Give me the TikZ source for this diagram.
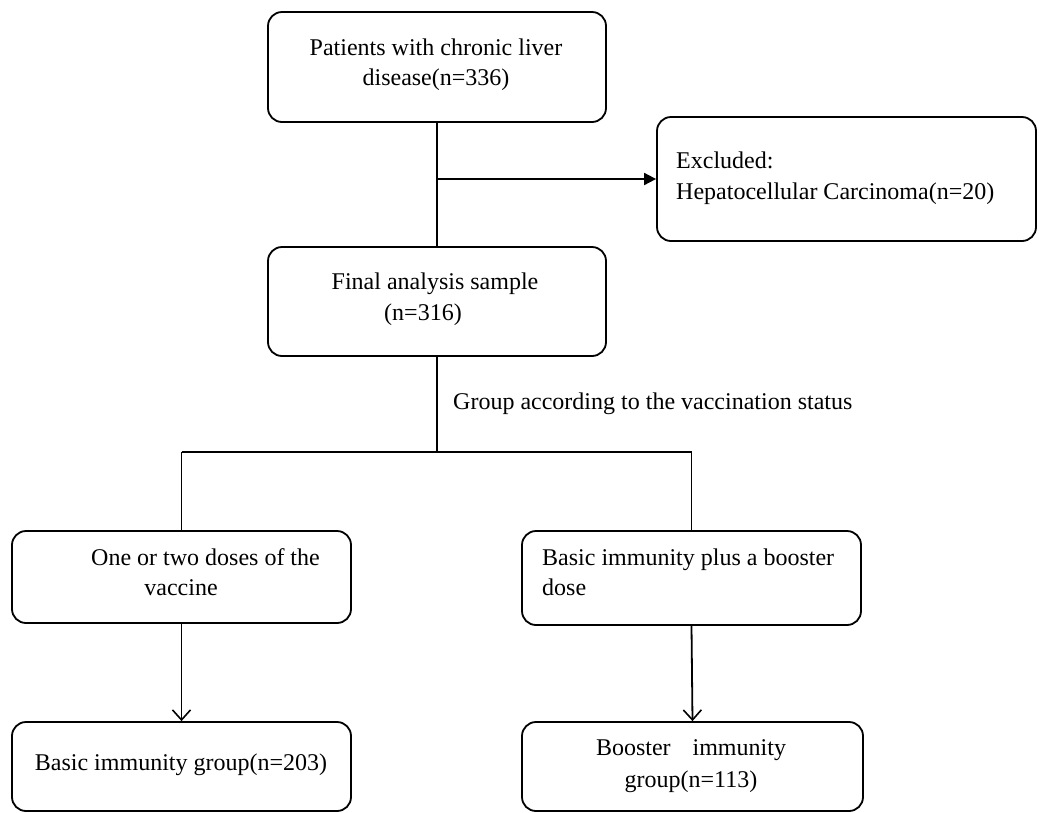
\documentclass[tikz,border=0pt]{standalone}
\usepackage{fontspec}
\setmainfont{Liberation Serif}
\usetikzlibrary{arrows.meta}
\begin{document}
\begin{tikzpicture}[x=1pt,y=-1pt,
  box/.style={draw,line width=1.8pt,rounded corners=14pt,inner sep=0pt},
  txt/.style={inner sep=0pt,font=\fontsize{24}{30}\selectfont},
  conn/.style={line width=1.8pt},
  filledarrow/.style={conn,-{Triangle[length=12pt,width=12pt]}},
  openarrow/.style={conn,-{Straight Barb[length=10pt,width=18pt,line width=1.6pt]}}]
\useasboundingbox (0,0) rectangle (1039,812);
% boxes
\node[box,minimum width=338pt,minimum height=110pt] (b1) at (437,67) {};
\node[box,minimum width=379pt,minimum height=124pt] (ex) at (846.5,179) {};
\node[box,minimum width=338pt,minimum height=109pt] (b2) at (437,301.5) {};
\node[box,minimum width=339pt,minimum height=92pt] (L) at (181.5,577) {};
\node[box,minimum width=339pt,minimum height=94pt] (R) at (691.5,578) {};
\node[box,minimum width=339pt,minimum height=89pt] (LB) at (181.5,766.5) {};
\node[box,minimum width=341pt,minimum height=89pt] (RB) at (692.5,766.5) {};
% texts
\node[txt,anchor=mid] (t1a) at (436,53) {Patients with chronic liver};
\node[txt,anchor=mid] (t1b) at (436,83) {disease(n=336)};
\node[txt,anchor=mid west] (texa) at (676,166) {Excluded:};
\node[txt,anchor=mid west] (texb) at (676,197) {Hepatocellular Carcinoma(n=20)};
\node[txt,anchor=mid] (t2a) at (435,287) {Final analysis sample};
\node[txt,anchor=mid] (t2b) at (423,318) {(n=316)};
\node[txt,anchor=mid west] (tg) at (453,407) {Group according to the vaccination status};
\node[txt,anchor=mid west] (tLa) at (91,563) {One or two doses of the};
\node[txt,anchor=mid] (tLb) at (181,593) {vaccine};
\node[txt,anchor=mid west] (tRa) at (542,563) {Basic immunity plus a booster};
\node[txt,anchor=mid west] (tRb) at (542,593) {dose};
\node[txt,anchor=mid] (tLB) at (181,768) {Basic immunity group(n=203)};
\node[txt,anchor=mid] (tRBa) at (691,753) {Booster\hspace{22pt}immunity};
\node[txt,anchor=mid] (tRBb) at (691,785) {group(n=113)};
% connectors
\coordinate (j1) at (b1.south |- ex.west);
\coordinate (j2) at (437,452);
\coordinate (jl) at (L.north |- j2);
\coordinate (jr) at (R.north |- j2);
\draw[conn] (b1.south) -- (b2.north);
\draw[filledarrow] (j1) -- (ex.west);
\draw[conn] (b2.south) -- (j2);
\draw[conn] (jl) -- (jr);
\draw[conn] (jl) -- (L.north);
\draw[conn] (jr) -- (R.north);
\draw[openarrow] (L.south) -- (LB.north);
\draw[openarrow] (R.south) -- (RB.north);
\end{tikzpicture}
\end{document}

What you will do =>
Please transcribe the material above exactly as written. Leave the pictures out.

Solved exercise =>
Give me the TikZ source for this diagram.
\documentclass[tikz,border=0pt]{standalone}
\usepackage{fontspec}
\setmainfont{Liberation Serif}
\usetikzlibrary{arrows.meta}
\begin{document}
\begin{tikzpicture}[x=1pt,y=-1pt,
  box/.style={draw,line width=1.8pt,rounded corners=14pt,inner sep=0pt},
  txt/.style={inner sep=0pt,font=\fontsize{24}{30}\selectfont},
  conn/.style={line width=1.8pt},
  filledarrow/.style={conn,-{Triangle[length=12pt,width=12pt]}},
  openarrow/.style={conn,-{Straight Barb[length=10pt,width=18pt,line width=1.6pt]}}]
\useasboundingbox (0,0) rectangle (1039,812);
% boxes
\node[box,minimum width=338pt,minimum height=110pt] (b1) at (437,67) {};
\node[box,minimum width=379pt,minimum height=124pt] (ex) at (846.5,179) {};
\node[box,minimum width=338pt,minimum height=109pt] (b2) at (437,301.5) {};
\node[box,minimum width=339pt,minimum height=92pt] (L) at (181.5,577) {};
\node[box,minimum width=339pt,minimum height=94pt] (R) at (691.5,578) {};
\node[box,minimum width=339pt,minimum height=89pt] (LB) at (181.5,766.5) {};
\node[box,minimum width=341pt,minimum height=89pt] (RB) at (692.5,766.5) {};
% texts
\node[txt,anchor=mid] (t1a) at (436,53) {Patients with chronic liver};
\node[txt,anchor=mid] (t1b) at (436,83) {disease(n=336)};
\node[txt,anchor=mid west] (texa) at (676,166) {Excluded:};
\node[txt,anchor=mid west] (texb) at (676,197) {Hepatocellular Carcinoma(n=20)};
\node[txt,anchor=mid] (t2a) at (435,287) {Final analysis sample};
\node[txt,anchor=mid] (t2b) at (423,318) {(n=316)};
\node[txt,anchor=mid west] (tg) at (453,407) {Group according to the vaccination status};
\node[txt,anchor=mid west] (tLa) at (91,563) {One or two doses of the};
\node[txt,anchor=mid] (tLb) at (181,593) {vaccine};
\node[txt,anchor=mid west] (tRa) at (542,563) {Basic immunity plus a booster};
\node[txt,anchor=mid west] (tRb) at (542,593) {dose};
\node[txt,anchor=mid] (tLB) at (181,768) {Basic immunity group(n=203)};
\node[txt,anchor=mid] (tRBa) at (691,753) {Booster\hspace{22pt}immunity};
\node[txt,anchor=mid] (tRBb) at (691,785) {group(n=113)};
% connectors
\coordinate (j1) at (b1.south |- ex.west);
\coordinate (j2) at (437,452);
\coordinate (jl) at (L.north |- j2);
\coordinate (jr) at (R.north |- j2);
\draw[conn] (b1.south) -- (b2.north);
\draw[filledarrow] (j1) -- (ex.west);
\draw[conn] (b2.south) -- (j2);
\draw[conn] (jl) -- (jr);
\draw[conn] (jl) -- (L.north);
\draw[conn] (jr) -- (R.north);
\draw[openarrow] (L.south) -- (LB.north);
\draw[openarrow] (R.south) -- (RB.north);
\end{tikzpicture}
\end{document}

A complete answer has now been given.